> _Given instruction_:
Return, without pictures, the lines from the start of the data through the one that contains "30.3, 30.3, 32.3, 33.9, 31.0, 36.4, 28.8, 37.3]".

--- Data excerpt ---

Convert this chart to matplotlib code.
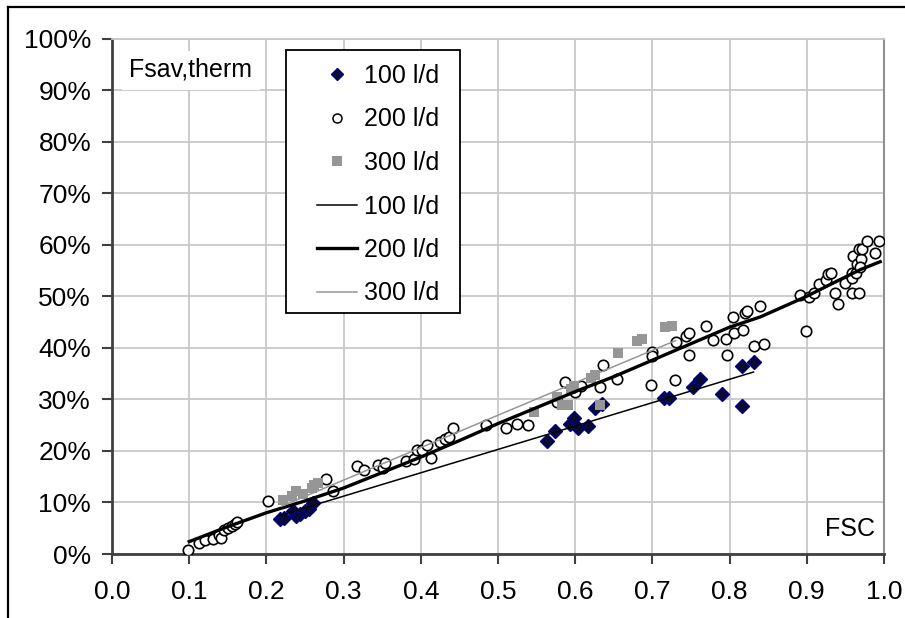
import matplotlib
matplotlib.use("Agg")
import matplotlib.pyplot as plt
from matplotlib.lines import Line2D
from matplotlib.patches import Rectangle
from matplotlib.ticker import FuncFormatter

plt.rcParams['font.family'] = ['Liberation Sans', 'DejaVu Sans']

# ---------------- data ----------------
d100_x = [0.218, 0.223, 0.235, 0.238, 0.244, 0.250, 0.255, 0.261,
          0.564, 0.574, 0.593, 0.598, 0.603, 0.616, 0.626, 0.635,
          0.715, 0.722, 0.753, 0.762, 0.790, 0.816, 0.816, 0.831]
d100_y = [6.8, 7.0, 8.3, 7.3, 7.8, 8.4, 8.8, 9.8,
          22.0, 23.9, 25.2, 26.3, 24.4, 24.8, 28.3, 29.1,
          30.3, 30.3, 32.3, 33.9, 31.0, 36.4, 28.8, 37.3]

d200_x = [0.098, 0.113, 0.120, 0.131, 0.139, 0.141, 0.145, 0.150, 0.155, 0.159, 0.162,
          0.202, 0.277, 0.286, 0.318, 0.326, 0.344, 0.351, 0.354, 0.381, 0.391,
          0.395, 0.401, 0.408, 0.413, 0.425, 0.431, 0.437, 0.442, 0.485, 0.511,
          0.524, 0.539, 0.576, 0.587, 0.600, 0.608, 0.632, 0.636, 0.654, 0.698,
          0.700, 0.700, 0.729, 0.731, 0.744, 0.748, 0.748, 0.769, 0.778, 0.795,
          0.797, 0.804, 0.806, 0.817, 0.820, 0.823, 0.832, 0.840, 0.845, 0.891,
          0.899, 0.903, 0.909, 0.916, 0.925, 0.927, 0.931, 0.937, 0.941, 0.950,
          0.958, 0.959, 0.958, 0.968, 0.964, 0.960, 0.965, 0.970, 0.969, 0.967,
          0.972, 0.978, 0.988, 0.993]
d200_y = [0.8, 2.2, 2.7, 2.9, 3.6, 3.2, 4.6, 5.1, 5.5, 5.9, 6.3,
          10.3, 14.5, 12.2, 17.1, 16.3, 17.3, 16.6, 17.6, 18.0, 18.4,
          20.2, 20.2, 21.1, 18.6, 21.8, 22.3, 22.6, 24.5, 25.0, 24.4,
          25.3, 25.0, 29.5, 33.4, 31.5, 32.5, 32.4, 36.7, 34.0, 32.8,
          39.2, 38.4, 33.8, 41.2, 42.2, 42.8, 38.6, 44.3, 41.5, 41.8,
          38.6, 46.0, 42.9, 43.4, 46.7, 47.2, 40.4, 48.1, 40.7, 50.2,
          43.3, 49.8, 50.7, 52.4, 53.2, 54.3, 54.6, 50.7, 48.5, 52.6,
          54.6, 53.5, 50.7, 50.7, 54.6, 57.8, 56.3, 57.2, 55.7, 59.1,
          59.1, 60.8, 58.4, 60.8]

d300_x = [0.221, 0.233, 0.238, 0.247, 0.259, 0.262, 0.267,
          0.546, 0.576, 0.583, 0.591, 0.595, 0.599, 0.621, 0.626, 0.632,
          0.656, 0.680, 0.686, 0.716, 0.725]
d300_y = [10.5, 11.2, 12.2, 11.6, 12.9, 13.4, 13.7,
          27.6, 30.5, 29.0, 28.9, 32.1, 32.5, 34.1, 34.7, 28.9,
          38.9, 41.4, 41.8, 44.0, 44.3]

# trend lines
t100_x = [0.218, 0.831]
t100_y = [7.5, 35.3]
t200_x = [0.10, 0.15, 0.20, 0.25, 0.30, 0.35, 0.40, 0.45, 0.50, 0.55, 0.60,
          0.65, 0.70, 0.75, 0.80, 0.84, 0.87, 0.90, 0.94, 0.97, 0.995]
t200_y = [2.4, 5.3, 8.0, 10.3, 12.8, 15.8, 18.8, 22.0, 25.3, 28.4, 31.5,
          34.4, 37.6, 40.8, 44.0, 46.0, 48.0, 50.0, 53.0, 55.2, 56.7]
t300_x = [0.22, 0.73]
t300_y = [9.3, 41.4]

labels = ['100 l/d', '200 l/d', '300 l/d']
x_ticks = [0.0, 0.1, 0.2, 0.3, 0.4, 0.5, 0.6, 0.7, 0.8, 0.9, 1.0]
y_ticks = [0, 10, 20, 30, 40, 50, 60, 70, 80, 90, 100]

# ---------------- figure ----------------
W, H = 905, 618
fig = plt.figure(figsize=(W / 100, H / 100), dpi=100)
ax = fig.add_axes([112 / W, 1 - 554 / H, (884 - 112) / W, (554 - 38.5) / H])

FS = 18
FST = 19

ax.set_xlim(0, 1.0)
ax.set_ylim(0, 100)
ax.set_xticks(x_ticks)
ax.set_yticks(y_ticks)
ax.xaxis.set_major_formatter(FuncFormatter(lambda v, p: f"{v:.1f}"))
ax.yaxis.set_major_formatter(FuncFormatter(lambda v, p: f"{v:.0f}%"))
ax.grid(True, color='#c8c8c8', lw=1.3, zorder=0)
ax.set_axisbelow(True)
ax.tick_params(axis='both', labelsize=FST, direction='out', length=7, width=1.5,
               color='#404040')
ax.tick_params(axis='y', pad=8)
ax.tick_params(axis='x', pad=12)
for s in ['left', 'bottom']:
    ax.spines[s].set_color('#404040')
    ax.spines[s].set_linewidth(2)
ax.spines['top'].set_color('#c8c8c8')
ax.spines['top'].set_linewidth(1.3)
ax.spines['right'].set_color('#909090')
ax.spines['right'].set_linewidth(1.5)

MS = 7.5
# scatter series
h1, = ax.plot(d100_x, d100_y, ls='none', marker='D', ms=MS, mfc='#0a0a30',
              mec='#000090', mew=1.0, zorder=3)
h2, = ax.plot(d200_x, d200_y, ls='none', marker='o', ms=MS, mfc='white',
              mec='black', mew=1.2, zorder=3.1)
h3, = ax.plot(d300_x, d300_y, ls='none', marker='s', ms=MS, mfc='#969696',
              mec='#969696', mew=0, zorder=3.2)
# trend lines
l1, = ax.plot(t100_x, t100_y, color='black', lw=1.1, zorder=4)
l2, = ax.plot(t200_x, t200_y, color='black', lw=2.4, zorder=4)
l3, = ax.plot(t300_x, t300_y, color='#969696', lw=1.1, zorder=4)

# labels in plot
ax.text(129 / W, 1 - 77 / H, 'Fsav,therm', transform=fig.transFigure, fontsize=FS,
        ha='left', va='baseline', zorder=5,
        bbox=dict(boxstyle='square,pad=0.3', fc='white', ec='none'))
ax.text(875 / W, 1 - 536 / H, 'FSC', transform=fig.transFigure, fontsize=FS,
        ha='right', va='baseline', zorder=5)

# legend
leg_handles = [
    Line2D([], [], ls='none', marker='D', ms=6.5, mfc='#0a0a30', mec='#000090', mew=1.0),
    Line2D([], [], ls='none', marker='o', ms=6.5, mfc='white', mec='black', mew=1.1),
    Line2D([], [], ls='none', marker='s', ms=6.5, mfc='#969696', mec='#969696', mew=0),
    Line2D([], [], color='black', lw=1.1),
    Line2D([], [], color='black', lw=2.4),
    Line2D([], [], color='#969696', lw=1.1),
]
leg_labels = labels + labels
fig.patches.append(Rectangle((286 / W, 1 - 313 / H), (460 - 286) / W, (313 - 50) / H,
                             transform=fig.transFigure, fc='white', ec='black',
                             lw=1.3, zorder=6))
leg = fig.legend(leg_handles, leg_labels, loc='upper left',
                 bbox_to_anchor=(317 / W, 1 - 64 / H), frameon=False,
                 fontsize=FS, borderpad=0, borderaxespad=0, handlelength=1.6,
                 handletextpad=0.3, labelspacing=0.78)
leg.set_zorder(7)

# outer frame (top and left edges)
fig.add_artist(Line2D([8 / W, 1], [1 - 7 / H, 1 - 7 / H], transform=fig.transFigure,
                      color='black', lw=1.6))
fig.add_artist(Line2D([8 / W, 8 / W], [0, 1 - 7 / H], transform=fig.transFigure,
                      color='black', lw=1.6))

fig.savefig('out.png', dpi=100, facecolor='white')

---

> _Complete response_:
Convert this chart to matplotlib code.
import matplotlib
matplotlib.use("Agg")
import matplotlib.pyplot as plt
from matplotlib.lines import Line2D
from matplotlib.patches import Rectangle
from matplotlib.ticker import FuncFormatter

plt.rcParams['font.family'] = ['Liberation Sans', 'DejaVu Sans']

# ---------------- data ----------------
d100_x = [0.218, 0.223, 0.235, 0.238, 0.244, 0.250, 0.255, 0.261,
          0.564, 0.574, 0.593, 0.598, 0.603, 0.616, 0.626, 0.635,
          0.715, 0.722, 0.753, 0.762, 0.790, 0.816, 0.816, 0.831]
d100_y = [6.8, 7.0, 8.3, 7.3, 7.8, 8.4, 8.8, 9.8,
          22.0, 23.9, 25.2, 26.3, 24.4, 24.8, 28.3, 29.1,
          30.3, 30.3, 32.3, 33.9, 31.0, 36.4, 28.8, 37.3]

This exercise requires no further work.